First Quarter 2021 Market Commentary
April 12, 2021
Stocks continued to rally in the first quarter. For the second consecutive quarter, gains were led by small and mid cap value stocks. Returns for growth stocks were very modest, with mid cap growth showing a small loss. The gap in favor of value for the second consecutive quarter has still not made up for the outsized returns for growth stocks in previous quarters. The following table provides first quarter returns for a variety of sectors:
Russell 2000 Value (small cap) 21.17%
Russell Mid Cap Value 13.05%
Russell 1000 Value (large cap) 11.26%
S&P 500 6.17%
Russell 2000 Growth (small cap) 4.88%
MSCI EAFE (foreign stocks) 3.48%
Russell 1000 Growth (large cap) 0.94%
Russell Mid Cap Growth (0.57%)
Hedge funds produced a wide range of returns, with distressed securities having generally solid results, while results for long / short equity varied widely. Gold was down over 9% and international stocks were generally flat. Bitcoin was a huge gainer, up 103% for the quarter. We plan to share additional thoughts about bitcoin during this quarter.
The U.S. Treasury yield curve steepened significantly during the quarter. Additional fiscal stimulus, a successful vaccine rollout and better than expected corporate earnings raised hopes for strong economic growth in 2021. These factors caused interest rates on longer maturities to rise.
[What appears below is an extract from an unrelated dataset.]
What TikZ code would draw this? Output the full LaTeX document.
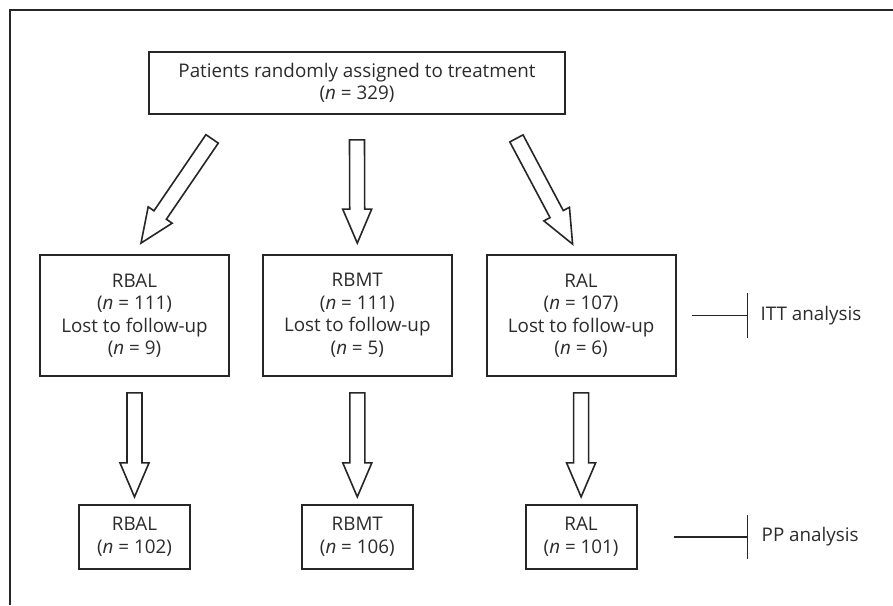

In fact, bonds with longer term maturities had significantly negative returns for the quarter as bond prices declined and yields rose. On the other hand, yields on 1-3 month Treasury Bills declined further. The following are Treasury yields for various maturities:
Maturity 12/31/19 12/31/20 3/31/21
3 Month 1.55% 0.08% 0.025%
2 Year 1.57% 0.12% 0.16%
10 Year 1.92% 0.94% 1.74%
30 Year 2.39% 1.67% 2.42%
The rally in value stocks, and small and mid cap stocks in particular, is consistent with a cyclical economic recovery. Stocks that should benefit from a reopening economy outperformed those that had benefited from the pandemic. Energy, financials and industrial stocks, which lagged in 2020, were the leaders this past quarter.
In our last commentary, we discussed the speculation in certain sectors of the stock market. A major story in late January was a rally in stocks like GameStop. This was driven by a frenzy among poorly informed retail investors, with cash and time on their hands and a fear of missing out (FOMO). The stocks which attracted these funds all had weak financial statements and poor or no earnings. This activity, along with the froth in other speculative areas such as cryptocurrencies and SPACs (special purpose acquisition companies), is similar to the market conditions that existed in 1999 and early 2000.
The recently passed $1.9 trillion stimulus bill raised concerns it will cause inflation. The anticipated infrastructure package will add additional stimulus to the economy. A number of economists have provided their opinions about whether inflation will be generated by this government spending.
Inflation is generated either by rising wages or rising prices. Wage inflation tends to be more stubborn and potentially harmful to the economy. Currently, there is no sign or short term expectation of wage inflation. Unemployment is too high for broad wage inflation over the near term. Government stimulus and strong consumer spending may cause short term price inflation, but we do not anticipate stubborn inflation causing a problem for securities unless yields rise a great deal more. The Fed has stated they see no imminent inflation and will not be increasing rates for the foreseeable future. However, a ten-year Treasury yield of 2½-3% could provide competition for equities and slow the housing market as mortgage rates rise.
Overall, we believe stocks will continue to have an upward bias, but we are wary of the speculative nature of certain stocks and sectors. Key positive factors are as follows:
- Liquidity being provided by central banks, as they continue asset purchases which began in March, 2020;
- Very large fiscal stimulus, past and future;
- High level of vaccinations and the re-opening of the economy;
- Strong projected economic and corporate earnings growth this year;
- Pent-up demand by consumers and high cash savings may spur spending.
Risk factors include:
- Broad based surge in coronavirus and its variants or stubborn rates of hospitalizations / illness despite the vaccine;
- Higher taxes on corporations and individuals. This has been so well telegraphed that we wonder if it is already at least partially baked into stock prices;
- Significantly higher interest rates;
- Unexpectedly high or longer lasting inflation;
- International surprise(s);
- Bursting of the speculative bubble – too much positivity / complacency among retail investors.
We continue to believe in a well-diversified approach to the market with high quality as an important component. It is evident that diversification makes sense since what performed worst last year is performing best this year.